* **The problem**
Your job is to retype all of the data word for word, leaving every image out.

* **Provided data**
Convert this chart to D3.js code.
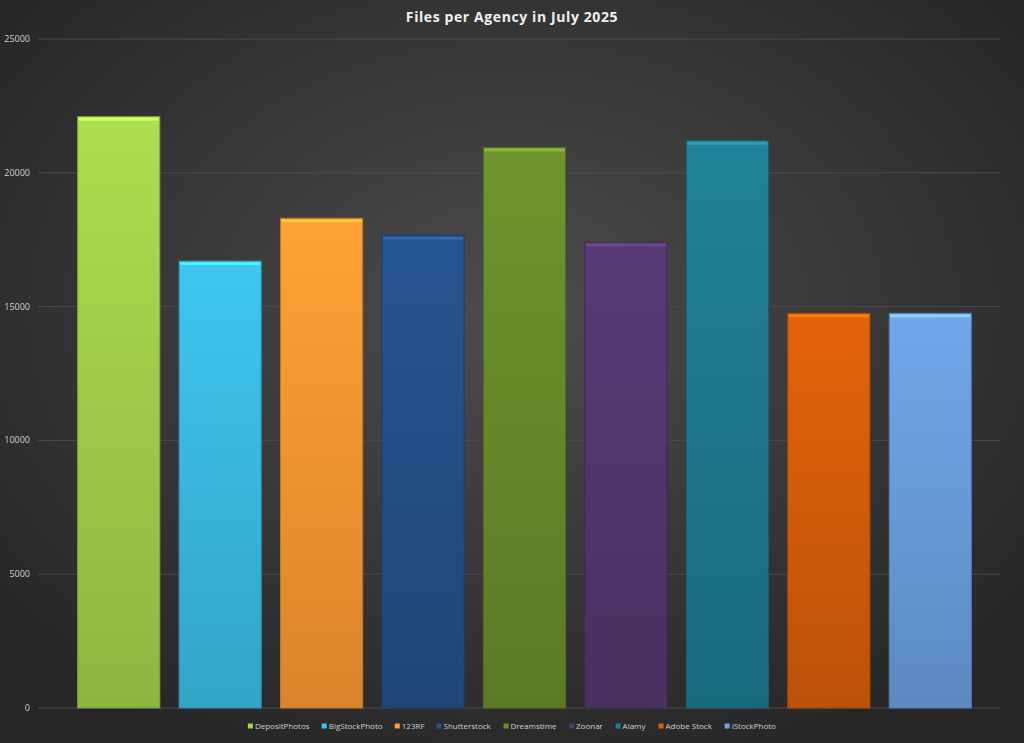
<!DOCTYPE html>
<html><head><meta charset="utf-8">
<script src="https://cdn.jsdelivr.net/npm/d3@7"></script>
<style>body{margin:0;background:#262626}</style>
</head><body><div id="chart"></div>
<script>
const agencies = ["DepositPhotos","BigStockPhoto","123RF","Shutterstock","Dreamstime","Zoonar","Alamy","Adobe Stock","iStockPhoto"];
const files = [22100,16700,18300,17650,20950,17400,21200,14750,14750];
const colours = ["#a6d64c","#3cc0e8","#ff9c32","#24528c","#6b8f2c","#553872","#1e7d94","#dc600a","#6ca2e2"];
const yTicks = [0,5000,10000,15000,20000,25000];

const width = 1024, height = 743;
const svg = d3.select("#chart").append("svg").attr("width", width).attr("height", height);
const defs = svg.append("defs");
const bg = defs.append("radialGradient").attr("id","bg").attr("cx","50%").attr("cy","42%").attr("r","65%");
bg.append("stop").attr("offset","0%").attr("stop-color","#4c4c4c");
bg.append("stop").attr("offset","100%").attr("stop-color","#262626");
svg.append("rect").attr("width",width).attr("height",height).attr("fill","url(#bg)");

const x = d3.scaleBand().domain(agencies).range([68, 981]).paddingInner(0.19).paddingOuter(0.095);
const y = d3.scaleLinear().domain([0,25000]).range([708,39]);

svg.append("g").selectAll("line").data(yTicks).enter().append("line")
  .attr("x1",38).attr("x2",1000).attr("y1",d=>y(d)).attr("y2",d=>y(d))
  .attr("stroke","#4a4a4a").attr("stroke-width",1);
svg.append("g").selectAll("text").data(yTicks).enter().append("text")
  .attr("x",30).attr("y",d=>y(d)+3).attr("text-anchor","end")
  .style("font-family","Open Sans, sans-serif").style("font-size","9px").attr("fill","#d0d0d0")
  .text(d=>d);

colours.forEach((c,i)=>{
  const g = defs.append("linearGradient").attr("id","g"+i).attr("x1",0).attr("x2",0).attr("y1",0).attr("y2",1);
  g.append("stop").attr("offset","0%").attr("stop-color",d3.color(c).brighter(0.1));
  g.append("stop").attr("offset","100%").attr("stop-color",d3.color(c).darker(0.45));
});

const bars = svg.append("g").selectAll("g").data(agencies).enter().append("g");
bars.append("rect")
  .attr("x",d=>x(d)).attr("y",(d,i)=>y(files[i]))
  .attr("width",x.bandwidth()).attr("height",(d,i)=>y(0)-y(files[i]))
  .attr("fill",(d,i)=>"url(#g"+i+")")
  .attr("stroke",(d,i)=>d3.color(colours[i]).darker(0.8)).attr("stroke-width",1);
bars.append("rect")
  .attr("x",d=>x(d)+1).attr("y",(d,i)=>y(files[i])+1)
  .attr("width",x.bandwidth()-2).attr("height",3)
  .attr("fill",(d,i)=>d3.color(colours[i]).brighter(0.7));

svg.append("text").attr("x",width/2).attr("y",22).attr("text-anchor","middle")
  .style("font-family","Open Sans, sans-serif").style("font-size","14px").style("font-weight","bold")
  .style("letter-spacing","0.6px")
  .attr("fill","#f0f0f0").text("Files per Agency in July 2025");

const legend = svg.append("g").attr("transform","translate(0,728)");
const item = legend.selectAll("g").data(agencies).enter().append("g");
item.append("rect").attr("width",5).attr("height",5).attr("y",-4.5).attr("fill",(d,i)=>colours[i]);
item.append("text").attr("x",7).attr("y",0.5)
  .style("font-family","Open Sans, sans-serif").style("font-size","8px").attr("fill","#d0d0d0")
  .text(d=>d);
let lx = 0; const pos = [];
item.each(function(){ pos.push(lx); lx += this.getBBox().width + 12; });
const start = (width - (lx - 12)) / 2;
item.attr("transform",(d,i)=>`translate(${start+pos[i]},0)`);
</script></body></html>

* **Output below**
Convert this chart to D3.js code.
<!DOCTYPE html>
<html><head><meta charset="utf-8">
<script src="https://cdn.jsdelivr.net/npm/d3@7"></script>
<style>body{margin:0;background:#262626}</style>
</head><body><div id="chart"></div>
<script>
const agencies = ["DepositPhotos","BigStockPhoto","123RF","Shutterstock","Dreamstime","Zoonar","Alamy","Adobe Stock","iStockPhoto"];
const files = [22100,16700,18300,17650,20950,17400,21200,14750,14750];
const colours = ["#a6d64c","#3cc0e8","#ff9c32","#24528c","#6b8f2c","#553872","#1e7d94","#dc600a","#6ca2e2"];
const yTicks = [0,5000,10000,15000,20000,25000];

const width = 1024, height = 743;
const svg = d3.select("#chart").append("svg").attr("width", width).attr("height", height);
const defs = svg.append("defs");
const bg = defs.append("radialGradient").attr("id","bg").attr("cx","50%").attr("cy","42%").attr("r","65%");
bg.append("stop").attr("offset","0%").attr("stop-color","#4c4c4c");
bg.append("stop").attr("offset","100%").attr("stop-color","#262626");
svg.append("rect").attr("width",width).attr("height",height).attr("fill","url(#bg)");

const x = d3.scaleBand().domain(agencies).range([68, 981]).paddingInner(0.19).paddingOuter(0.095);
const y = d3.scaleLinear().domain([0,25000]).range([708,39]);

svg.append("g").selectAll("line").data(yTicks).enter().append("line")
  .attr("x1",38).attr("x2",1000).attr("y1",d=>y(d)).attr("y2",d=>y(d))
  .attr("stroke","#4a4a4a").attr("stroke-width",1);
svg.append("g").selectAll("text").data(yTicks).enter().append("text")
  .attr("x",30).attr("y",d=>y(d)+3).attr("text-anchor","end")
  .style("font-family","Open Sans, sans-serif").style("font-size","9px").attr("fill","#d0d0d0")
  .text(d=>d);

colours.forEach((c,i)=>{
  const g = defs.append("linearGradient").attr("id","g"+i).attr("x1",0).attr("x2",0).attr("y1",0).attr("y2",1);
  g.append("stop").attr("offset","0%").attr("stop-color",d3.color(c).brighter(0.1));
  g.append("stop").attr("offset","100%").attr("stop-color",d3.color(c).darker(0.45));
});

const bars = svg.append("g").selectAll("g").data(agencies).enter().append("g");
bars.append("rect")
  .attr("x",d=>x(d)).attr("y",(d,i)=>y(files[i]))
  .attr("width",x.bandwidth()).attr("height",(d,i)=>y(0)-y(files[i]))
  .attr("fill",(d,i)=>"url(#g"+i+")")
  .attr("stroke",(d,i)=>d3.color(colours[i]).darker(0.8)).attr("stroke-width",1);
bars.append("rect")
  .attr("x",d=>x(d)+1).attr("y",(d,i)=>y(files[i])+1)
  .attr("width",x.bandwidth()-2).attr("height",3)
  .attr("fill",(d,i)=>d3.color(colours[i]).brighter(0.7));

svg.append("text").attr("x",width/2).attr("y",22).attr("text-anchor","middle")
  .style("font-family","Open Sans, sans-serif").style("font-size","14px").style("font-weight","bold")
  .style("letter-spacing","0.6px")
  .attr("fill","#f0f0f0").text("Files per Agency in July 2025");

const legend = svg.append("g").attr("transform","translate(0,728)");
const item = legend.selectAll("g").data(agencies).enter().append("g");
item.append("rect").attr("width",5).attr("height",5).attr("y",-4.5).attr("fill",(d,i)=>colours[i]);
item.append("text").attr("x",7).attr("y",0.5)
  .style("font-family","Open Sans, sans-serif").style("font-size","8px").attr("fill","#d0d0d0")
  .text(d=>d);
let lx = 0; const pos = [];
item.each(function(){ pos.push(lx); lx += this.getBBox().width + 12; });
const start = (width - (lx - 12)) / 2;
item.attr("transform",(d,i)=>`translate(${start+pos[i]},0)`);
</script></body></html>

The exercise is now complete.